ORIGINAL CAPTION: Muhammad Ali (then Cassius Clay) is mobbed by enthusiastic fans at ringside of the Robinson-Giardello fight.

Muhammad Ali – who, somewhat ironically, was in the audience for Giardello-Robinson — always paid homage to Sugar Ray, proclaiming him as “the king, the master, my idol.” Giardello, who, like a future Philly-based middleweight champ, Bernard Hopkins, always found a way to convert every little slight into fuel for his inner fire – didn’t bother to hide his displeasure when Ali, still known then as Cassius Clay, entered the ring before the fight that night to take a bow, and showed great reverence toward Robinson while pointedly ignoring Giardello. Clay then loudly disparaged Giardello throughout the fight as well.

After snagging his title shot against Tiger, Giardello, as a 4-1 underdog, turned in one of his finest performances and, no doubt, strengthened his future claim to IBHOF membership. And although he successfully defended the championship just once, a 15-round unanimous decision over black challenger Rubin “Hurricane” Carter on Dec. 14, 1964, in Philly’s Convention Hall (he relinquished it in a rematch with Tiger, on a UD15 on Oct. 21, 1965, in Madison Square Garden), the Carter match was a focal point in the 1999 biopic about Carter’s life, The Hurricane, that sequence inaccurately portrayed the nod for Giardello to be the result of a racial robbery. Giardello sued, received a substantial out-of-court settlement, and as part of the deal the film’s director, Norman Jewison, admitted in the DVD that the truth of that bout might have been hedged a bit. Or quite a lot, actually.

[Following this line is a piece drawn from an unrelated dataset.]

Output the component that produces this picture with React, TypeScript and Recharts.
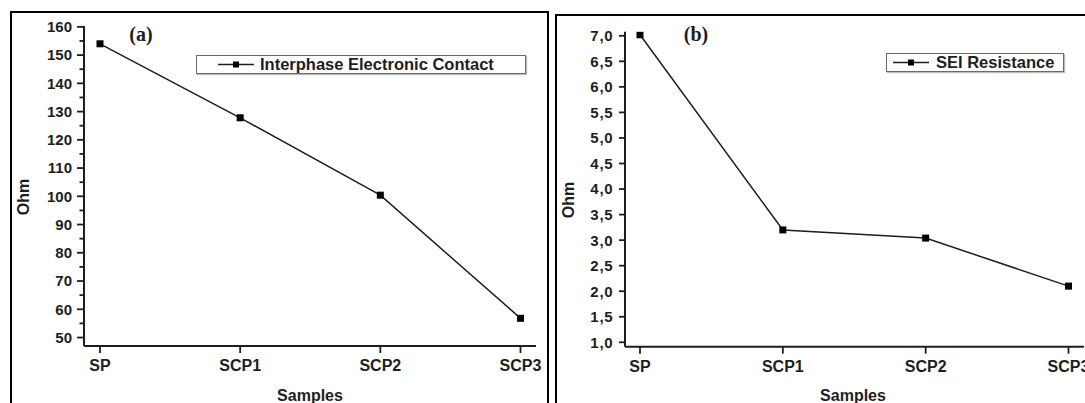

Although not to the extent of the forever-exalted Robinson, in death as in life Giardello (his career record is 101-25-7, with 33 KO victories) remains an intriguing and, at least in the Philadelphia area, a beloved figure. One of his four sons, Carman, was born with Down Syndrome and, afterward, he tirelessly worked to raise money and awareness for children with special needs. Toward that end, he joined with Sargent and Eunice Shriver to help launch the Special Olympics in 1968. And on May 21, 2011, a life-sized statue of Giardello – who was 78 when he took his eternal 10-count on Sept. 4, 2008, the result of congestive heart failure and complications from diabetes — was unveiled in the South Philly neighborhood in which he was viewed as a hero for reasons that extended beyond his ring prowess.

“Every now and then, somebody comes along who shows what can happen in a lifetime,” the statue’s creator, sculptor Carl LeVotch, said prior to the unveiling. “Joey Giardello is one of those guys. I saw Joey not only as a terrific fighter, but as a father who cared deeply for his disabled son.”